» MATERIAL PROVIDED:
======
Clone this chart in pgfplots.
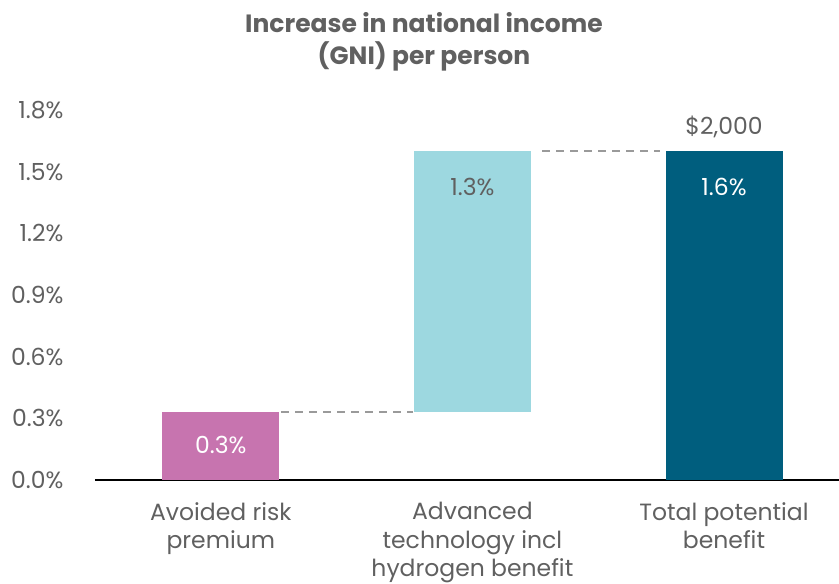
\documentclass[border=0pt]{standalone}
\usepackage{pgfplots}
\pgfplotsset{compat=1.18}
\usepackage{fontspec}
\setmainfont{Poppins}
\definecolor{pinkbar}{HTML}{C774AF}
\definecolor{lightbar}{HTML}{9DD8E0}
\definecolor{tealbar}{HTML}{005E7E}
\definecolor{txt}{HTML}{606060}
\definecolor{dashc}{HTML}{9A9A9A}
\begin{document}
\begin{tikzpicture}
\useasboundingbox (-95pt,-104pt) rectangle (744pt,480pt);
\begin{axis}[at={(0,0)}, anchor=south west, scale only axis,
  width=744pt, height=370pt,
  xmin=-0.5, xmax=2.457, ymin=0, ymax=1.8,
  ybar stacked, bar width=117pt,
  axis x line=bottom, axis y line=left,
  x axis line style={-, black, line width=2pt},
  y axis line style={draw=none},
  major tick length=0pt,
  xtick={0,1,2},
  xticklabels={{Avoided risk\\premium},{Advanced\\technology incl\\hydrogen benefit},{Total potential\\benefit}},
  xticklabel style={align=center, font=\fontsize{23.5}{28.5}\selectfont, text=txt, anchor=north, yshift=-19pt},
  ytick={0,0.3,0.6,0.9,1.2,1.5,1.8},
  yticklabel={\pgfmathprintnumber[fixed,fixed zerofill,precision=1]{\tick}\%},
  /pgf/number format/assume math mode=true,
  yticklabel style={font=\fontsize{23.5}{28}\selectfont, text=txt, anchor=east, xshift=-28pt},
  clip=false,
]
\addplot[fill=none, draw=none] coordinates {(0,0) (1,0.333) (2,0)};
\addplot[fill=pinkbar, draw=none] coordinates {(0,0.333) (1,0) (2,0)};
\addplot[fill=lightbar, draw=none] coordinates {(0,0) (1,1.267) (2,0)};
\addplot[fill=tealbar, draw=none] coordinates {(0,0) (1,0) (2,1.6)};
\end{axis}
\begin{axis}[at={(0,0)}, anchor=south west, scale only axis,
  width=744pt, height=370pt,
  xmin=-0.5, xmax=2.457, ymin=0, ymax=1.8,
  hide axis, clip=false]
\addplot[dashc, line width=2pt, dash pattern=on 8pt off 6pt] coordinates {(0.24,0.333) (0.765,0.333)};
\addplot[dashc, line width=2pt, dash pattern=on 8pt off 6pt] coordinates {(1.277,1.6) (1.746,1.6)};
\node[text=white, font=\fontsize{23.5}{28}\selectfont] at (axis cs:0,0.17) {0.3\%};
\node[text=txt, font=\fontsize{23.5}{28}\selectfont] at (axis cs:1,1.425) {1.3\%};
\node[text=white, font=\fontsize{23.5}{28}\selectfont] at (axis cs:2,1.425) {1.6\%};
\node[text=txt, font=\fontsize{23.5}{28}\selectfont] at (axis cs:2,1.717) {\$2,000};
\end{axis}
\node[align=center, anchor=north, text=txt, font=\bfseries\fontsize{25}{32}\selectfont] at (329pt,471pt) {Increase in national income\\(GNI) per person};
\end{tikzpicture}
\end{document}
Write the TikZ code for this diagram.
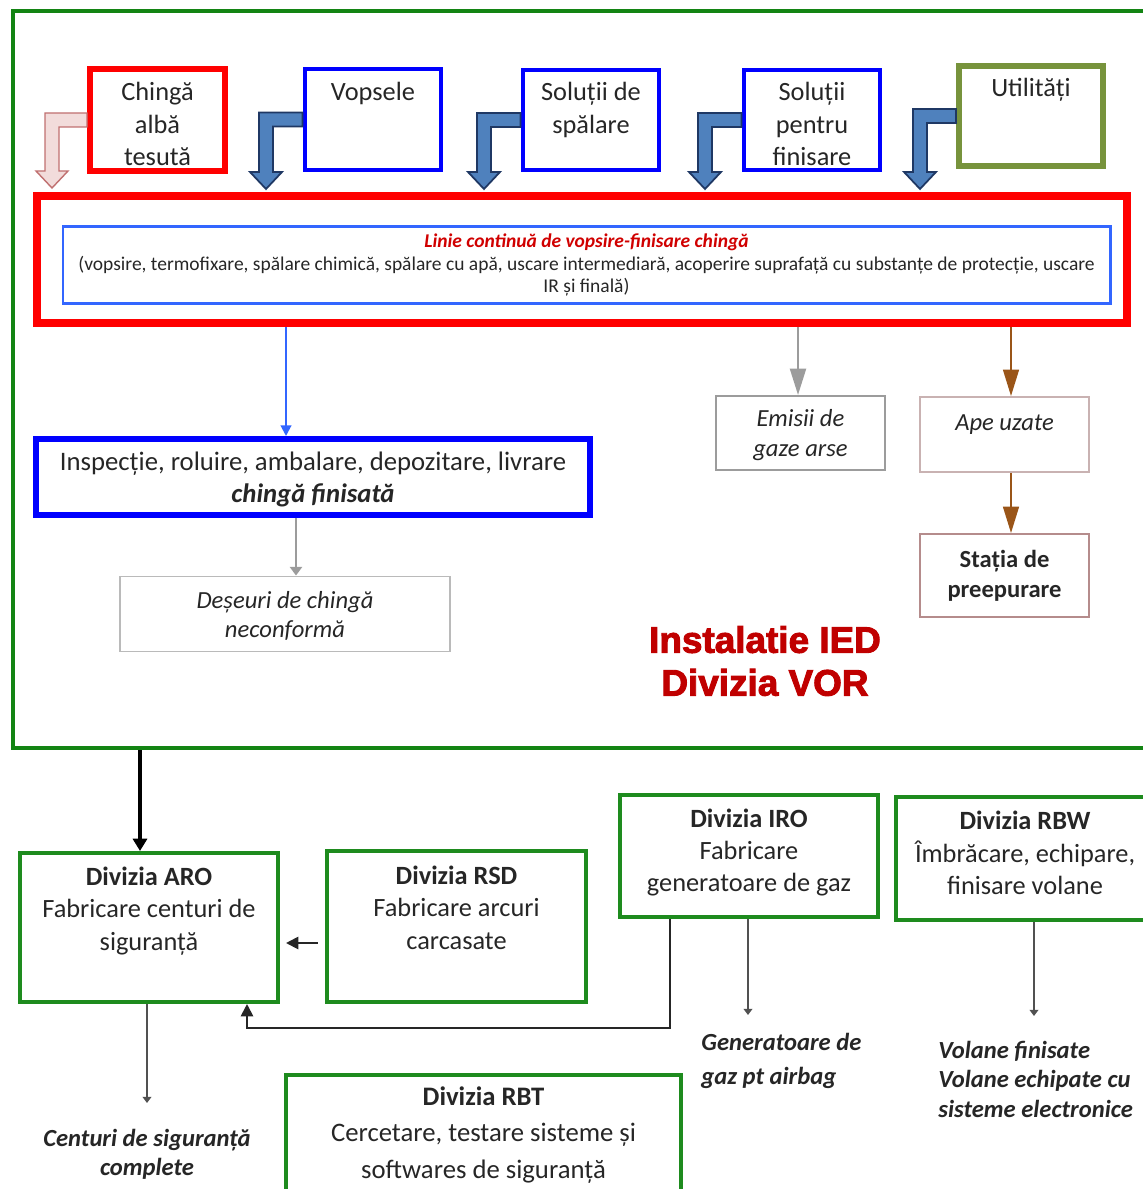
======
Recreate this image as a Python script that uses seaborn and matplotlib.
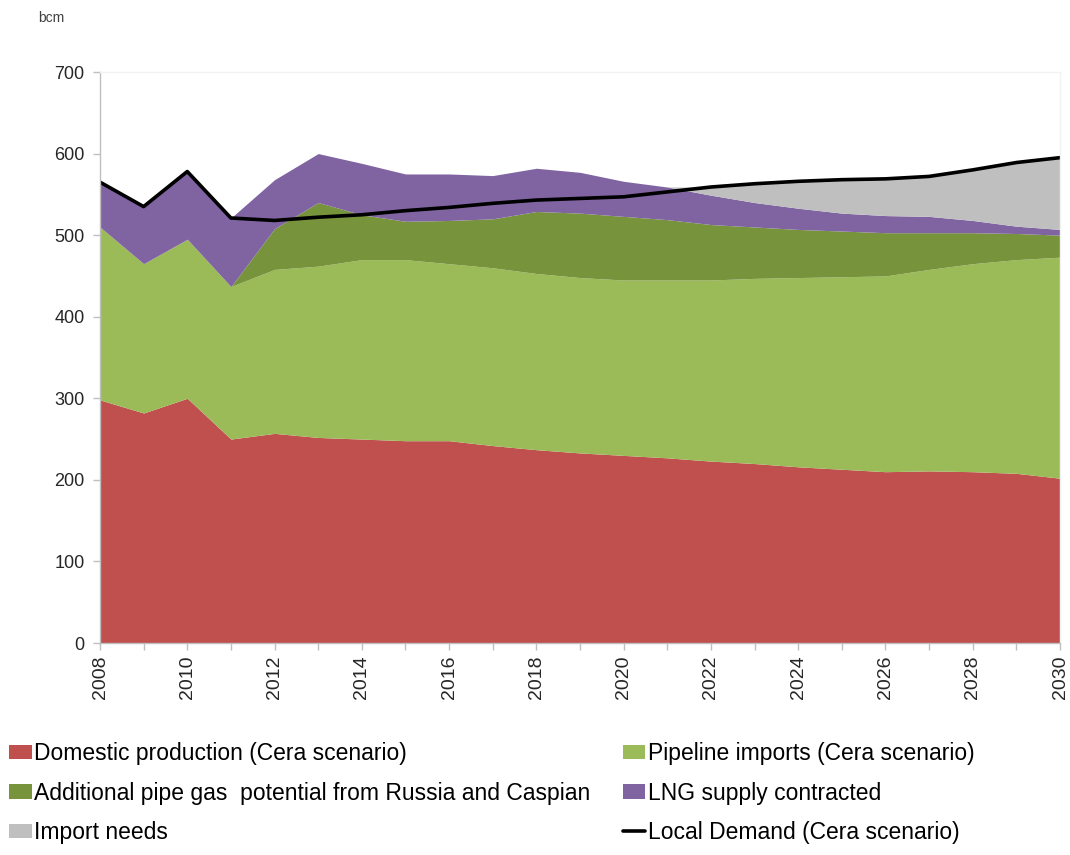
======
» TASK BRIEF:
Determine how many lines contain the word "this" and reply with that number alone.

» EXERCISE RESULT:
3